Could the lines from the start of the data through the line with "556], nice=False, zero=False)" be set down exactly, with no pictures among them?

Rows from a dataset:
──────

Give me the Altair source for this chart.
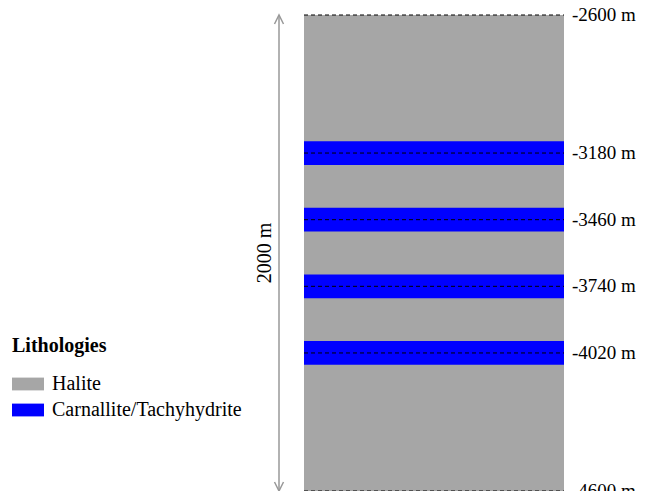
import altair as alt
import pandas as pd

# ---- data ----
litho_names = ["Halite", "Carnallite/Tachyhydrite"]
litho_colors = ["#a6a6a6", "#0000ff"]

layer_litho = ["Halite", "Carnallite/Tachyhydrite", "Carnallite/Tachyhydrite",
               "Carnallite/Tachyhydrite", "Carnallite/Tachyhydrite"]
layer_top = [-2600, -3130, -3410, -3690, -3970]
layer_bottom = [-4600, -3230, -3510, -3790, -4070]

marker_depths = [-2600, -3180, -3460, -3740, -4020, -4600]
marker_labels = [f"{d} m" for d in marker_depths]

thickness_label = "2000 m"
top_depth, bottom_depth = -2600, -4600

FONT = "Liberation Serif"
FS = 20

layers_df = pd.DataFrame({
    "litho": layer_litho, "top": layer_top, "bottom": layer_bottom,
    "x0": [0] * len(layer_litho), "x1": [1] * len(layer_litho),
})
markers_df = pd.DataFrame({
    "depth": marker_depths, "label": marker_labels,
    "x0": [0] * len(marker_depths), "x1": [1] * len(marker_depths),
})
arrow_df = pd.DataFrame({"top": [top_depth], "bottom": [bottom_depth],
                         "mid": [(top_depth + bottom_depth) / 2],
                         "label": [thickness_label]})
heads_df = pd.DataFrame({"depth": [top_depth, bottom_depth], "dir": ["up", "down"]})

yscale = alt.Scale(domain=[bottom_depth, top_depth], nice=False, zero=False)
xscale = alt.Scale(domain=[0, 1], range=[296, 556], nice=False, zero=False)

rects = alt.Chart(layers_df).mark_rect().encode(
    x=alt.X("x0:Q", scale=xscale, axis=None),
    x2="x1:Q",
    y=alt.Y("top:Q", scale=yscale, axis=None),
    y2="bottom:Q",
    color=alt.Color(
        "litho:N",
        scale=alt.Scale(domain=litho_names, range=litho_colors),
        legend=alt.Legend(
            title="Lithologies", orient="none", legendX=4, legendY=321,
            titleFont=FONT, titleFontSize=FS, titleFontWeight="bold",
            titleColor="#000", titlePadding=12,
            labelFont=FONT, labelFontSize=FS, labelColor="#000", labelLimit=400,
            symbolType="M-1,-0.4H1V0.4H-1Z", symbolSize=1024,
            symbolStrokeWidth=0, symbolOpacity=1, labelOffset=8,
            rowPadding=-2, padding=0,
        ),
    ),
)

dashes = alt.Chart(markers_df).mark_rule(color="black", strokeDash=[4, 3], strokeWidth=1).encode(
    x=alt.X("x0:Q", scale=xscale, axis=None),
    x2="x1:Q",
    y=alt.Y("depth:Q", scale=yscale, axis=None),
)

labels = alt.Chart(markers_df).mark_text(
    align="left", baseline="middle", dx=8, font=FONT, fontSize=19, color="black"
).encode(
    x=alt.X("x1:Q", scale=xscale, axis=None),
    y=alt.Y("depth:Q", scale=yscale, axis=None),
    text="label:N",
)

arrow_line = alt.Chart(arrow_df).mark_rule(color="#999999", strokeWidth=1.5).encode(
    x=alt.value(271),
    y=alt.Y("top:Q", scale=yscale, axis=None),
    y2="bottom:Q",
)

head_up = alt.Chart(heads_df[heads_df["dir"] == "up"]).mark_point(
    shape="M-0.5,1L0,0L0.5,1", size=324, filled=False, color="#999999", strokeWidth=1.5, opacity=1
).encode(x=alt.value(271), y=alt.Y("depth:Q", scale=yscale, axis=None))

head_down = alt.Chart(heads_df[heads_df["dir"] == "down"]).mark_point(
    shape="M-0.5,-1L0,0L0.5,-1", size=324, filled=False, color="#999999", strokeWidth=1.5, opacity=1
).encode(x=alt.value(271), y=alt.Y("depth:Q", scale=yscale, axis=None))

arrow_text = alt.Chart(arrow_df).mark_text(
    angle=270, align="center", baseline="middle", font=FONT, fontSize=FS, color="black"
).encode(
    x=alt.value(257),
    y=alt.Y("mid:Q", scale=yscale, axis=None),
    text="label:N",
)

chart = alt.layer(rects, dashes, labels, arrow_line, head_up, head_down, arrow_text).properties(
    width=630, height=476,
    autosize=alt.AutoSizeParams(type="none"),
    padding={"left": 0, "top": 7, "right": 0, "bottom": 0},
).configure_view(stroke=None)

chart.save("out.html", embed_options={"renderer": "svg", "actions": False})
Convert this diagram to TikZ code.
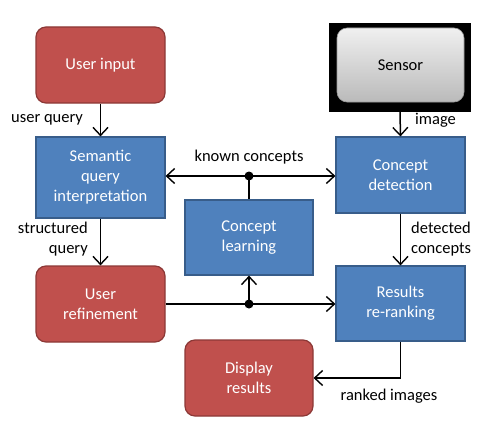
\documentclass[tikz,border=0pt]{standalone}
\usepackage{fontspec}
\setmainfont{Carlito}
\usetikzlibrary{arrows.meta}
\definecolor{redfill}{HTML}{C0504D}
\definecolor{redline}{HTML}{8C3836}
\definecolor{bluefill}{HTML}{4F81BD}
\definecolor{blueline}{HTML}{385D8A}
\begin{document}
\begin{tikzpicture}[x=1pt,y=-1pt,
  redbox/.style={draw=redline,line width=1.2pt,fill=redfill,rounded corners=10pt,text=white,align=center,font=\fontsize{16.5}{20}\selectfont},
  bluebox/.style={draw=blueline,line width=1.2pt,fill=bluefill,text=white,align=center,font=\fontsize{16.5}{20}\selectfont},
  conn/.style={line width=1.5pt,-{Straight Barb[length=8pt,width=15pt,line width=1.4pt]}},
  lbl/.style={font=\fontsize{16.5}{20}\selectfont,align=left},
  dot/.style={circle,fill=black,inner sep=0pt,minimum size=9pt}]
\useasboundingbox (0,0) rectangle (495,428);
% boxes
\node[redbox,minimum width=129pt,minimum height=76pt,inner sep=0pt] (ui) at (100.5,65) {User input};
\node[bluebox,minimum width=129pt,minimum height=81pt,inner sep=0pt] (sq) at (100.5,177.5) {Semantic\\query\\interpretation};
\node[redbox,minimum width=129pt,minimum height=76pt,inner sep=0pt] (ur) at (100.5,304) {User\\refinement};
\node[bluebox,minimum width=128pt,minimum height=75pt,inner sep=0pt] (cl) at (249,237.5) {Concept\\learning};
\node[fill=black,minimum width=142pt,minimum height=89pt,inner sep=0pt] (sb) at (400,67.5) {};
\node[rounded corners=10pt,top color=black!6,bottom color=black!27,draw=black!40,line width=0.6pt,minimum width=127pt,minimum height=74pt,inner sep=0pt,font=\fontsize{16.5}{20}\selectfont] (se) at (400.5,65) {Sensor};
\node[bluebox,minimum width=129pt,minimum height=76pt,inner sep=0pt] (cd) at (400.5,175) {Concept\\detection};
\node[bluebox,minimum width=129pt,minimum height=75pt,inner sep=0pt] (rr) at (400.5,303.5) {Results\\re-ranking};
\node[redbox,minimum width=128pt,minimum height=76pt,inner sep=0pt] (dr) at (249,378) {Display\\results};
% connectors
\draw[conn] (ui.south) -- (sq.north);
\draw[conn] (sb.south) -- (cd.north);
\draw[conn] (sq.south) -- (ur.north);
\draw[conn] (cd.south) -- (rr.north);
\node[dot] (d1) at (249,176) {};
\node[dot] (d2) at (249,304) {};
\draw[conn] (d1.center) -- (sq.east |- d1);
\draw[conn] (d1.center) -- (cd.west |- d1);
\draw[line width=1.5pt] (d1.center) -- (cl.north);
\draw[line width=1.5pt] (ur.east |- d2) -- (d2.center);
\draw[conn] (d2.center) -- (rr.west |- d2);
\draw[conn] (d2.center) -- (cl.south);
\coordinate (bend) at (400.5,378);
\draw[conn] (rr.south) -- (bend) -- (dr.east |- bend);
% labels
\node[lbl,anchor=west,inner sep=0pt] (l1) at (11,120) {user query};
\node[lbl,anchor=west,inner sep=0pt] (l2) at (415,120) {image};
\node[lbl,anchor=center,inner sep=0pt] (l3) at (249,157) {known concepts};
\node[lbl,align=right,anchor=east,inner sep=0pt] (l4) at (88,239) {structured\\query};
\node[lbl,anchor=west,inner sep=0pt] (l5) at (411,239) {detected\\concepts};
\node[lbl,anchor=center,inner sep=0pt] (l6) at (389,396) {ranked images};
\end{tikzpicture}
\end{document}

──────

▸ Full response
Give me the Altair source for this chart.
import altair as alt
import pandas as pd

# ---- data ----
litho_names = ["Halite", "Carnallite/Tachyhydrite"]
litho_colors = ["#a6a6a6", "#0000ff"]

layer_litho = ["Halite", "Carnallite/Tachyhydrite", "Carnallite/Tachyhydrite",
               "Carnallite/Tachyhydrite", "Carnallite/Tachyhydrite"]
layer_top = [-2600, -3130, -3410, -3690, -3970]
layer_bottom = [-4600, -3230, -3510, -3790, -4070]

marker_depths = [-2600, -3180, -3460, -3740, -4020, -4600]
marker_labels = [f"{d} m" for d in marker_depths]

thickness_label = "2000 m"
top_depth, bottom_depth = -2600, -4600

FONT = "Liberation Serif"
FS = 20

layers_df = pd.DataFrame({
    "litho": layer_litho, "top": layer_top, "bottom": layer_bottom,
    "x0": [0] * len(layer_litho), "x1": [1] * len(layer_litho),
})
markers_df = pd.DataFrame({
    "depth": marker_depths, "label": marker_labels,
    "x0": [0] * len(marker_depths), "x1": [1] * len(marker_depths),
})
arrow_df = pd.DataFrame({"top": [top_depth], "bottom": [bottom_depth],
                         "mid": [(top_depth + bottom_depth) / 2],
                         "label": [thickness_label]})
heads_df = pd.DataFrame({"depth": [top_depth, bottom_depth], "dir": ["up", "down"]})

yscale = alt.Scale(domain=[bottom_depth, top_depth], nice=False, zero=False)
xscale = alt.Scale(domain=[0, 1], range=[296, 556], nice=False, zero=False)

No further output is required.